En Suisse, les énergies fossiles, comme le mazout et le charbon, sont aujourd’hui soumises à une taxe CO2. Bien que durant les mois d’hiver la Suisse importe beaucoup d’électricité provenant de centrales à charbon, aucune taxe n’est perçue sur cette source d’énergie. Le MMAC entend supprimer les inégalités de traitement et soumettre également la consommation de courant à une taxe CO2. Le courant produit en Suisse sans émissions de CO2 est par contre exempté de la taxe. Les certificats d’origine qui existent et sont négociables aujourd’hui servent de justificatifs. Seuls sont valables les certificats d’origine du mois durant lequel le courant est consommé. Cela permet d’éviter le «greenwashing» de l’électricité importée en hiver au moyen de certificats portant sur la période d’été.
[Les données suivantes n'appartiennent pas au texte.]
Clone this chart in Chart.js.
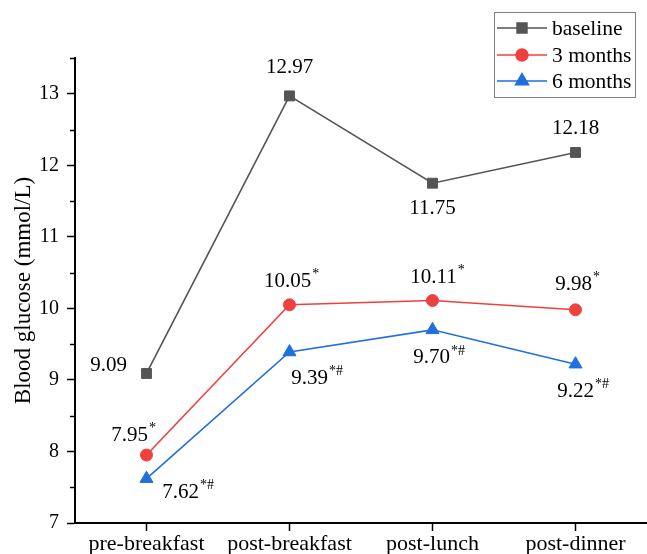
<!DOCTYPE html>
<html><head><meta charset="utf-8">
<script src="https://cdn.jsdelivr.net/npm/chart.js@4.4.1/dist/chart.umd.min.js"></script>
<style>html,body{margin:0;padding:0;background:#fff}</style>
</head><body>
<canvas id="c" width="647" height="554"></canvas>
<script>
// ---- data ----
const categories = ['pre-breakfast', 'post-breakfast', 'post-lunch', 'post-dinner'];
const seriesNames = ['baseline', '3 months', '6 months'];
const baselineValues = [9.09, 12.97, 11.75, 12.18];
const months3Values = [7.95, 10.05, 10.11, 9.98];
const months6Values = [7.62, 9.39, 9.70, 9.22];
const baselineMarks = ['', '', '', ''];
const months3Marks = ['*', '*', '*', '*'];
const months6Marks = ['*#', '*#', '*#', '*#'];
const yTickValues = [7, 8, 9, 10, 11, 12, 13];
const yAxisTitle = 'Blood glucose (mmol/L)';

// ---- styles ----
const FONT = "'Liberation Serif', 'Times New Roman', Tinos, 'DejaVu Serif', serif";
const colors = ['#555555', '#EF4040', '#1F6FDC'];
const pointStyles = ['rect', 'circle', 'triangle'];
const pointRadii = [7, 6, 7.5];
const labelOffsets = [
  [[-38, -8], [0, -28], [0, 25], [0, -24]],
  [[-17, -20], [-2, -23], [1, -23], [-2, -25]],
  [[34, 14], [20, 26], [-1, 28], [0, 27]]
];
const seriesMarks = [baselineMarks, months3Marks, months6Marks];

const labelPlugin = {
  id: 'valueLabels',
  afterDatasetsDraw(chart) {
    const ctx = chart.ctx;
    ctx.save();
    chart.data.datasets.forEach((ds, di) => {
      const meta = chart.getDatasetMeta(di);
      meta.data.forEach((el, i) => {
        const txt = ds.data[i].toFixed(2);
        const [dx, dy] = labelOffsets[di][i];
        const cx = el.x + dx, cy = el.y + dy;
        ctx.font = '21px ' + FONT;
        ctx.fillStyle = '#000';
        ctx.textAlign = 'center';
        ctx.textBaseline = 'middle';
        ctx.fillText(txt, cx, cy);
        const w = ctx.measureText(txt).width;
        const mk = seriesMarks[di][i];
        if (mk) {
          ctx.font = '14px ' + FONT;
          ctx.textAlign = 'left';
          ctx.fillText(mk, cx + w / 2 + 1, cy - 7);
        }
      });
    });
    ctx.restore();
  }
};

const axisExtras = {
  id: 'axisExtras',
  afterDraw(chart) {
    const ctx = chart.ctx;
    const y = chart.scales.y;
    const left = chart.chartArea.left;
    ctx.save();
    ctx.strokeStyle = '#000';
    ctx.lineWidth = 1.5;
    y.ticks.forEach(t => {
      if (!yTickValues.includes(t.value)) {
        const py = Math.round(y.getPixelForValue(t.value)) + 0.5;
        ctx.beginPath();
        ctx.moveTo(left - 5, py);
        ctx.lineTo(left, py);
        ctx.stroke();
      }
    });
    // legend
    const bx = 494.5, by = 12.5, bw = 141, bh = 85;
    ctx.strokeStyle = '#808080';
    ctx.lineWidth = 1;
    ctx.strokeRect(bx, by, bw, bh);
    const rows = [28, 55, 81];
    chart.data.datasets.forEach((ds, di) => {
      const ry = rows[di];
      ctx.strokeStyle = colors[di];
      ctx.lineWidth = 1.5;
      ctx.beginPath();
      ctx.moveTo(497, ry);
      ctx.lineTo(547, ry);
      ctx.stroke();
      ctx.fillStyle = colors[di];
      Chart.helpers.drawPoint(ctx, {pointStyle: pointStyles[di], radius: pointRadii[di], borderWidth: 1, rotation: 0}, 522, ry);
      ctx.fill();
      ctx.fillStyle = '#000';
      ctx.font = '21.5px ' + FONT;
      ctx.textAlign = 'left';
      ctx.textBaseline = 'middle';
      ctx.fillText(ds.label, 552, ry + 1);
    });
    ctx.restore();
  }
};

const seriesValues = [baselineValues, months3Values, months6Values];
const datasets = seriesValues.map((vals, i) => ({
  label: seriesNames[i],
  data: vals,
  borderColor: colors[i],
  backgroundColor: colors[i],
  borderWidth: 1.6,
  pointStyle: pointStyles[i],
  pointRadius: pointRadii[i],
  pointHoverRadius: pointRadii[i],
  pointBorderWidth: 1,
  pointBackgroundColor: colors[i],
  pointBorderColor: colors[i],
  tension: 0,
  clip: false
}));

function build() {
  new Chart(document.getElementById('c'), {
    type: 'line',
    data: { labels: categories, datasets },
    options: {
      responsive: false,
      animation: false,
      devicePixelRatio: 1,
      layout: { autoPadding: false, padding: { top: 58, right: 0, left: 1, bottom: 0 } },
      plugins: { legend: { display: false }, tooltip: { enabled: false } },
      scales: {
        x: {
          type: 'category',
          offset: true,
          afterFit(s) { s.height = 31; s.paddingLeft = 0; s.paddingRight = 0; },
          grid: { display: true, drawOnChartArea: false, drawTicks: true, tickLength: 8, tickWidth: 1.5, tickColor: '#000', offset: false },
          border: { display: true, color: '#000', width: 2 },
          ticks: { color: '#000', padding: 0, font: { family: FONT, size: 22 }, maxRotation: 0, autoSkip: false }
        },
        y: {
          min: 7, max: 13.5,
          afterFit(s) { s.width = 74; s.paddingTop = 0; s.paddingBottom = 0; },
          grid: { display: true, drawOnChartArea: false, drawTicks: true, tickLength: 8, tickWidth: 1.5,
            tickColor: c => (c.tick && yTickValues.includes(c.tick.value)) ? '#000' : 'rgba(0,0,0,0)' },
          border: { display: true, color: '#000', width: 2 },
          ticks: { stepSize: 0.5, color: '#000', padding: 8, autoSkip: false, font: { family: FONT, size: 20 },
            callback: v => yTickValues.includes(v) ? String(v) : '' },
          title: { display: true, text: yAxisTitle, color: '#000', font: { family: FONT, size: 23 }, padding: { top: 9, bottom: 0 } }
        }
      }
    },
    plugins: [labelPlugin, axisExtras]
  });
}
const fontLoads = [document.fonts.load("20px 'Liberation Serif'"), document.fonts.load("20px 'DejaVu Serif'")];
Promise.all(fontLoads).then(build, build);
</script>
</body></html>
Dans les mois où la production nationale ne suffit pas à assurer les besoins du pays, la valeur des certificats d’origine se rapproche de la taxe sur le CO2. Cet enchérissement profite aux centrales qui produisent du courant en fonction de la demande (c’est-à-dire uniquement quand la Suisse en a besoin). Le MMAC crée ainsi une forte incitation à l’investissement dans les centrales électriques qui produisent en hiver et ne rejettent pas de CO2, à savoir les centrales hydroélectriques, à bois ou de biomasse.

Le modèle préserve de deux façons différentes les objectifs de la Confédération en matière de politique climatique : il permettra, pour les centrales hydrauliques, d’investir de façon adéquate dans l’entretien et le renouvellement des infrastructures. Par ailleurs, il encouragera à long terme la construction de centrales performantes, sans rejets de CO2. Etant donné que le marché pour les certificats d’origine est distinct du marché de l’électricité, l’introduction du MMAC n’entraînera aucun effet secondaire indésirable. Bien au contraire, il corrigera les distorsions causées par les prix du CO2 maintenus politiquement à un niveau trop bas.